Assessment on the performance of an innovative turbocharged gasoline engine: PHOENICE Project

Global warming and air pollution are the challenges that the automotive industry has to face to guarantee a fast transition towards sustainable mobility. In order to achieve this goal, the best strategy is to follow different paths, from powertrain electrification to innovative high efficiency ICEs. In this framework, the PHOENICE project aims to demonstrate that ICEs can still play an important role for the decarbonization of on-road mobility. To minimize fuel consumption and pollutant emissions, a set of novel technologies has been adopted to maximize the efficiency of the ICE and to fully exploit the synergies with a PHEV hybrid system. In particular, this project aims to obtain an ICE peak indicated thermal efficiency of 47% using innovative technologies such as e-turbo and dual dilution combustion (using both lean mixture and cooled EGR) and be compliant with upcoming EURO 7 regulations by means of an exhaust line fit for a lean combustion exhaust gases. This thesis shows a comparison between the baseline state-of-the-art turbocharged gasoline engine and its modified version of PHOENICE Project.

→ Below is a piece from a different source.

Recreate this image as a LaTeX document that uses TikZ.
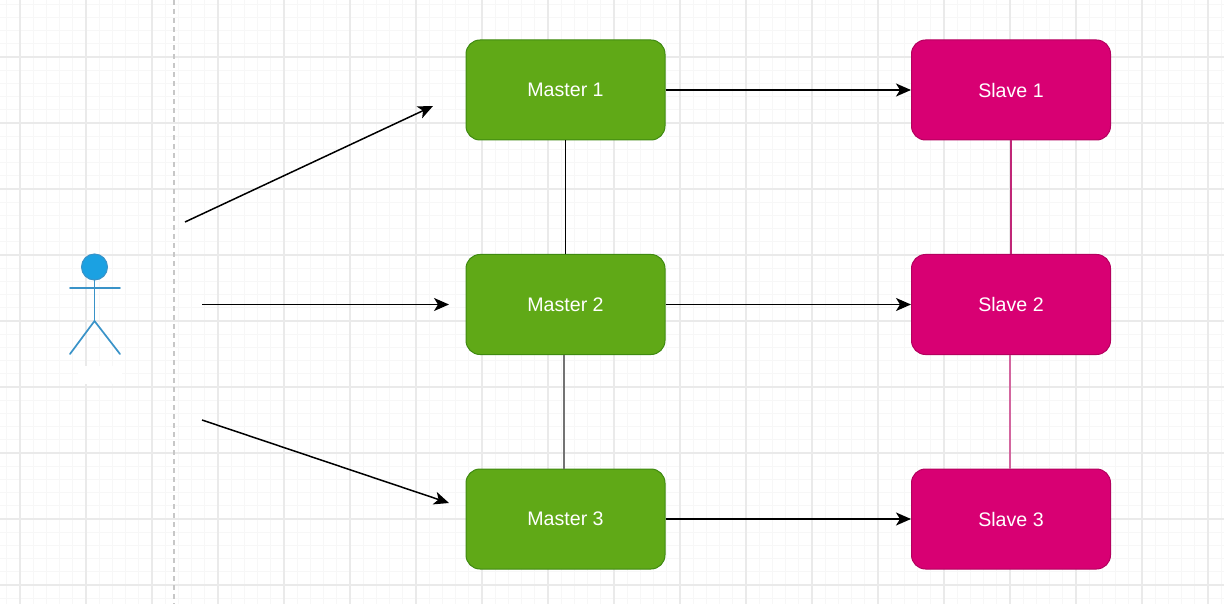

In this work a Virtual Test rig was modeled using GT-Suite in order to evaluate the improvements of the new solutions implemented in the engine in terms of BSFC and pollutant emissions. Afterwards, experimental tests at steady state were performed in order to optimize the engine calibration data at the Politecnico di Torino dynamic engine test bench. The results obtained on the Brake Thermal Efficiency (BTE) in the operative key-point 3000 x 13 show an efficiency increase of 5.5%, with a BTE of 40.3% with the Dual dilution approach and a reduction of 70% on NOx emissions. In the medium load key-point 2000 x 5.5 the BTE gain is 4%, with a BTE of 37.5% in the PHOENICE setup, leading to a NOx reduction of 60%.